A novel full of darkness, with vivid
descriptions of the dark (can you have vivid darkness?)
I lay awhile
looking into the darkness, a thick massive darkness without end that I wasn’t
able to fathom. My thoughts couldn’t grasp it. It struck me as excessively dark
and I felt its presence as oppressive. I closed my eyes, began to sing in an
undertone, and tossed back and forth in the bunk to distract myself, but it was
no use. The darkness had taken possession of my thoughts and didn’t leave me
alone for a moment. What if I myself were to be dissolved into darkness, made
one with it?
We also have the movement of the seasons,
in fact the novel is split into roughly four equal sections, personally I
thought it may follow the seasons but both part one and part two cover some
part of fall, with part three being the harsh times of winter. As I read I
thought we would have a rebirth in the final part, a “spring”! You will have to
read this yourself to find if that is in fact the case.

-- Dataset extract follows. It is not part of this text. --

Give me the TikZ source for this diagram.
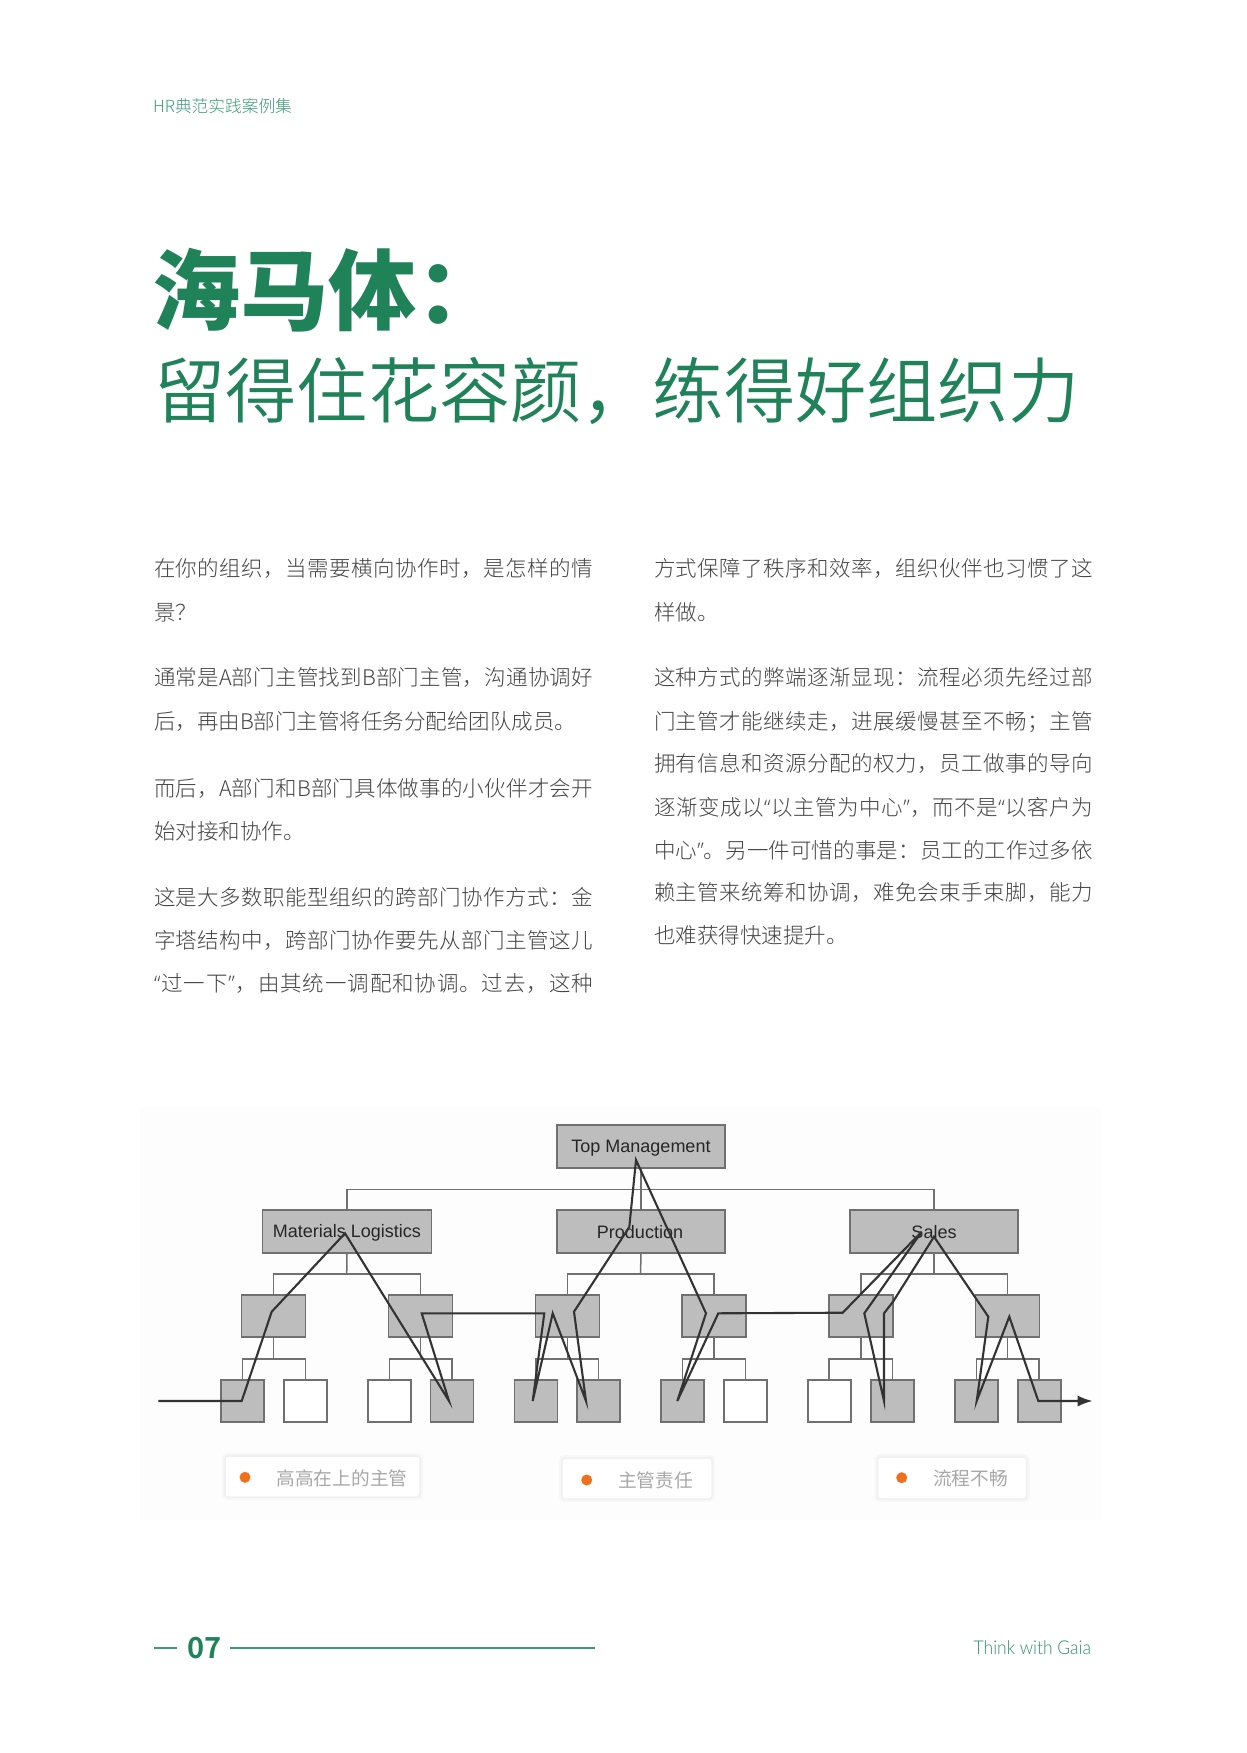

A novel that shows you can still have
dignity in the face of downright despair, a disheveled hero, a narrator that has
pawned all his possessions (he even attempts to pawn his buttons), one who is
unravelling before our eyes.
I will be revisiting Hamsun as part of the
Classics Club challenge with “The Growth of the Soil” (1917) and “Victoria”
(1898) also on my reading list. A worthy inclusion on the list, and I can
understand why Eka Kurniawan may want to be able to recreate such writing, but
to want to follow our hero? I think not.
3 comments:
I've never read this, because it sounds so bleak! But now I think I want to.
This a book I have in my theoretical TBR (that is books I have not bought but would like to read someday). Thanks for the interesting review.
I have read it and seen a very moving theatre version of it.(billets on my blog)
He describes hunger in a way nobody would want to experience in real life.
It's extremely moving even if the character isn't always likeable.
After reading this, I recommend Ask the Dust by John Fante.